** start of Record set **
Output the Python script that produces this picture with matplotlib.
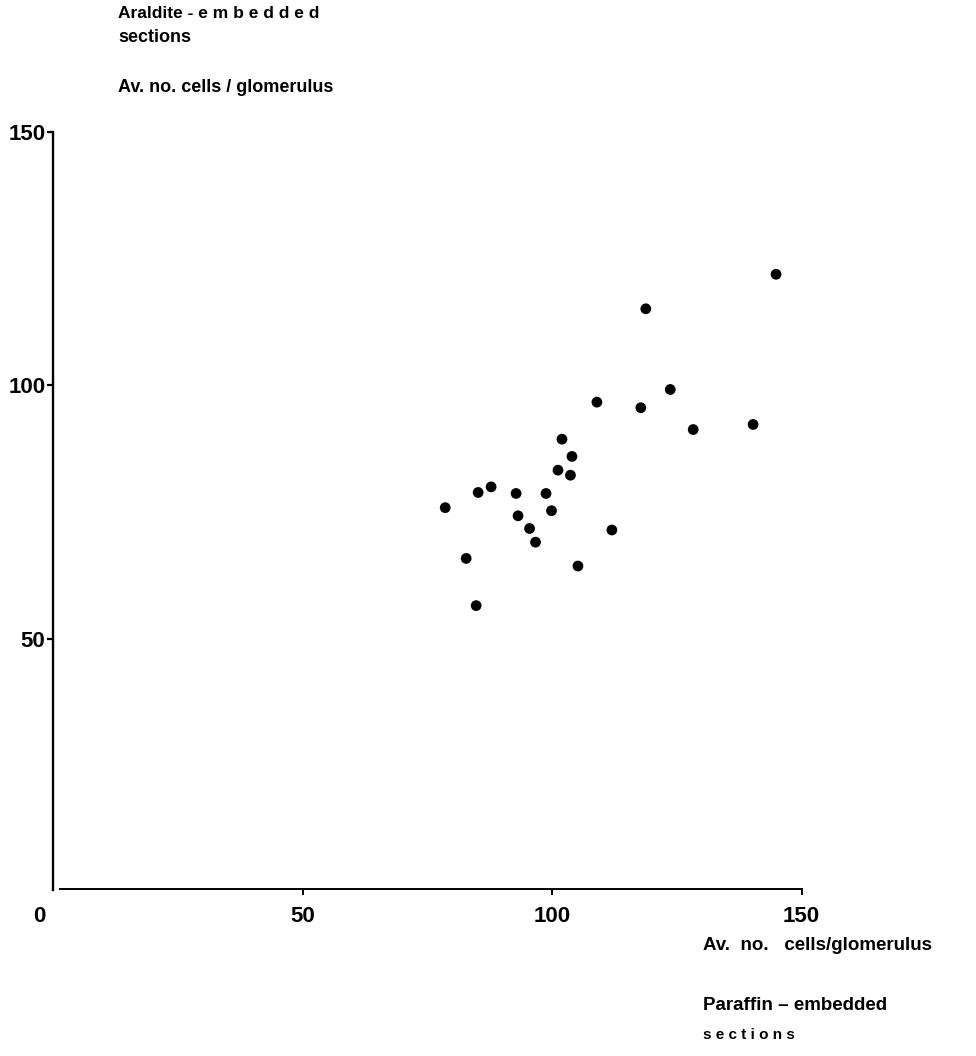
import matplotlib
matplotlib.use("Agg")
import matplotlib.pyplot as plt

# Data: average number of cells per glomerulus
paraffin = [109.0, 117.8, 123.7, 102.0, 104.0, 101.2, 103.7, 87.8, 85.2, 92.8,
            98.8, 78.6, 93.2, 99.9, 95.5, 96.7, 112.0, 82.8, 105.2, 84.8,
            144.9, 118.8, 128.3, 140.3]
araldite = [96.7, 95.6, 99.2, 89.4, 86.0, 83.3, 82.3, 80.0, 78.9, 78.7,
            78.7, 75.9, 74.3, 75.3, 71.8, 69.1, 71.5, 65.9, 64.4, 56.6,
            121.9, 115.1, 91.3, 92.3]
xticks = [50, 100, 150]
yticks = [50, 100, 150]

W, H = 976, 1056
plt.rcParams['font.family'] = ['Liberation Sans', 'DejaVu Sans']
fig = plt.figure(figsize=(W / 100, H / 100), dpi=100)

x0, x150 = 53, 801.5
y0, y150 = 892.8, 131.7
ax = fig.add_axes([x0 / W, 1 - y0 / H, (x150 - x0) / W, (y0 - y150) / H])
ax.set_xlim(0, 150)
ax.set_ylim(0, 150)
ax.patch.set_alpha(0)

ax.scatter(paraffin, araldite, s=60, color='black', edgecolors='none', zorder=3)

for s in ['top', 'right']:
    ax.spines[s].set_visible(False)
ax.spines['left'].set_linewidth(1.7)
ax.spines['bottom'].set_linewidth(1.4)
ax.spines['left'].set_bounds(0.5, 150)
ax.spines['bottom'].set_bounds(1.4, 150)
ax.spines['bottom'].set_position(('data', 0.75))

tfs = 16
ax.set_xticks(xticks)
ax.set_yticks(yticks)
ax.tick_params(axis='y', direction='out', length=4, width=1.6, pad=1.5,
               labelsize=tfs)
ax.tick_params(axis='x', direction='out', length=4, width=1.4, pad=8,
               labelsize=tfs)
for lab in ax.get_xticklabels() + ax.get_yticklabels():
    lab.set_fontweight('bold')
ax.set_xticks([150], minor=True)
ax.tick_params(axis='x', which='minor', direction='in', length=5, width=1.4,
               labelbottom=False)

ax.annotate('0', xy=(0, 0), xytext=(-10, -17), textcoords='offset points',
            ha='center', va='center', fontsize=tfs, fontweight='bold')

# Axis titles
fs = 13
fig.text(118 / W, 1 - 14 / H, 'Araldite - e m b e d d e d', fontsize=12.5,
         fontweight='bold', ha='left', va='center')
fig.text(118 / W, 1 - 37 / H, 'sections', fontsize=fs, fontweight='bold',
         ha='left', va='center')
fig.text(118 / W, 1 - 88 / H, 'Av. no. cells / glomerulus', fontsize=fs,
         fontweight='bold', ha='left', va='center')

fig.text(703 / W, 1 - 946 / H, 'Av.  no.   cells/glomerulus', fontsize=13.5,
         fontweight='bold', ha='left', va='center')
fig.text(703 / W, 1 - 1005 / H, 'Paraffin – embedded', fontsize=13.5,
         fontweight='bold', ha='left', va='center')
fig.text(703 / W, 1 - 1035 / H, 's e c t i o n s', fontsize=11,
         fontweight='bold', ha='left', va='center')

fig.savefig('out.png', dpi=100, facecolor='white')
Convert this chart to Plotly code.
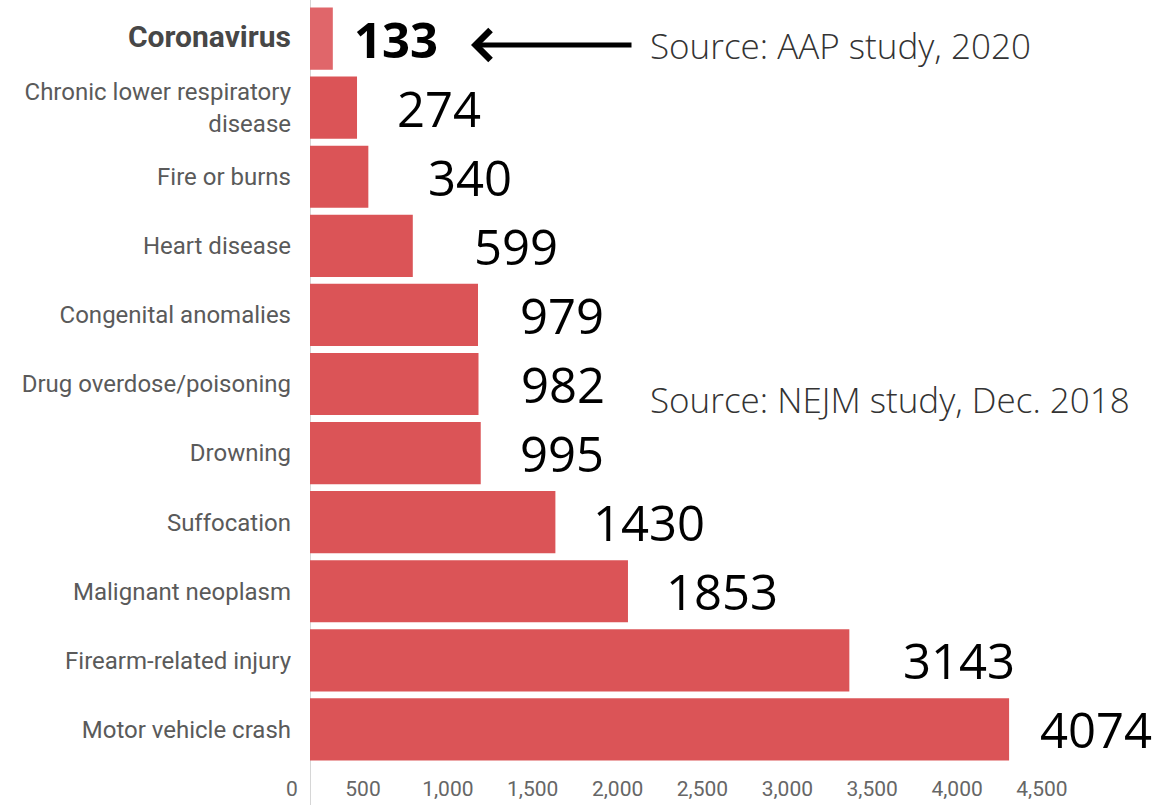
** end of Record set **
Copy the data character for character, but drop all pictures from the copy.

Output the Python script that produces this picture with matplotlib.
import matplotlib
matplotlib.use("Agg")
import matplotlib.pyplot as plt

# Data: average number of cells per glomerulus
paraffin = [109.0, 117.8, 123.7, 102.0, 104.0, 101.2, 103.7, 87.8, 85.2, 92.8,
            98.8, 78.6, 93.2, 99.9, 95.5, 96.7, 112.0, 82.8, 105.2, 84.8,
            144.9, 118.8, 128.3, 140.3]
araldite = [96.7, 95.6, 99.2, 89.4, 86.0, 83.3, 82.3, 80.0, 78.9, 78.7,
            78.7, 75.9, 74.3, 75.3, 71.8, 69.1, 71.5, 65.9, 64.4, 56.6,
            121.9, 115.1, 91.3, 92.3]
xticks = [50, 100, 150]
yticks = [50, 100, 150]

W, H = 976, 1056
plt.rcParams['font.family'] = ['Liberation Sans', 'DejaVu Sans']
fig = plt.figure(figsize=(W / 100, H / 100), dpi=100)

x0, x150 = 53, 801.5
y0, y150 = 892.8, 131.7
ax = fig.add_axes([x0 / W, 1 - y0 / H, (x150 - x0) / W, (y0 - y150) / H])
ax.set_xlim(0, 150)
ax.set_ylim(0, 150)
ax.patch.set_alpha(0)

ax.scatter(paraffin, araldite, s=60, color='black', edgecolors='none', zorder=3)

for s in ['top', 'right']:
    ax.spines[s].set_visible(False)
ax.spines['left'].set_linewidth(1.7)
ax.spines['bottom'].set_linewidth(1.4)
ax.spines['left'].set_bounds(0.5, 150)
ax.spines['bottom'].set_bounds(1.4, 150)
ax.spines['bottom'].set_position(('data', 0.75))

tfs = 16
ax.set_xticks(xticks)
ax.set_yticks(yticks)
ax.tick_params(axis='y', direction='out', length=4, width=1.6, pad=1.5,
               labelsize=tfs)
ax.tick_params(axis='x', direction='out', length=4, width=1.4, pad=8,
               labelsize=tfs)
for lab in ax.get_xticklabels() + ax.get_yticklabels():
    lab.set_fontweight('bold')
ax.set_xticks([150], minor=True)
ax.tick_params(axis='x', which='minor', direction='in', length=5, width=1.4,
               labelbottom=False)

ax.annotate('0', xy=(0, 0), xytext=(-10, -17), textcoords='offset points',
            ha='center', va='center', fontsize=tfs, fontweight='bold')

# Axis titles
fs = 13
fig.text(118 / W, 1 - 14 / H, 'Araldite - e m b e d d e d', fontsize=12.5,
         fontweight='bold', ha='left', va='center')
fig.text(118 / W, 1 - 37 / H, 'sections', fontsize=fs, fontweight='bold',
         ha='left', va='center')
fig.text(118 / W, 1 - 88 / H, 'Av. no. cells / glomerulus', fontsize=fs,
         fontweight='bold', ha='left', va='center')

fig.text(703 / W, 1 - 946 / H, 'Av.  no.   cells/glomerulus', fontsize=13.5,
         fontweight='bold', ha='left', va='center')
fig.text(703 / W, 1 - 1005 / H, 'Paraffin – embedded', fontsize=13.5,
         fontweight='bold', ha='left', va='center')
fig.text(703 / W, 1 - 1035 / H, 's e c t i o n s', fontsize=11,
         fontweight='bold', ha='left', va='center')

fig.savefig('out.png', dpi=100, facecolor='white')
Convert this chart to Plotly code.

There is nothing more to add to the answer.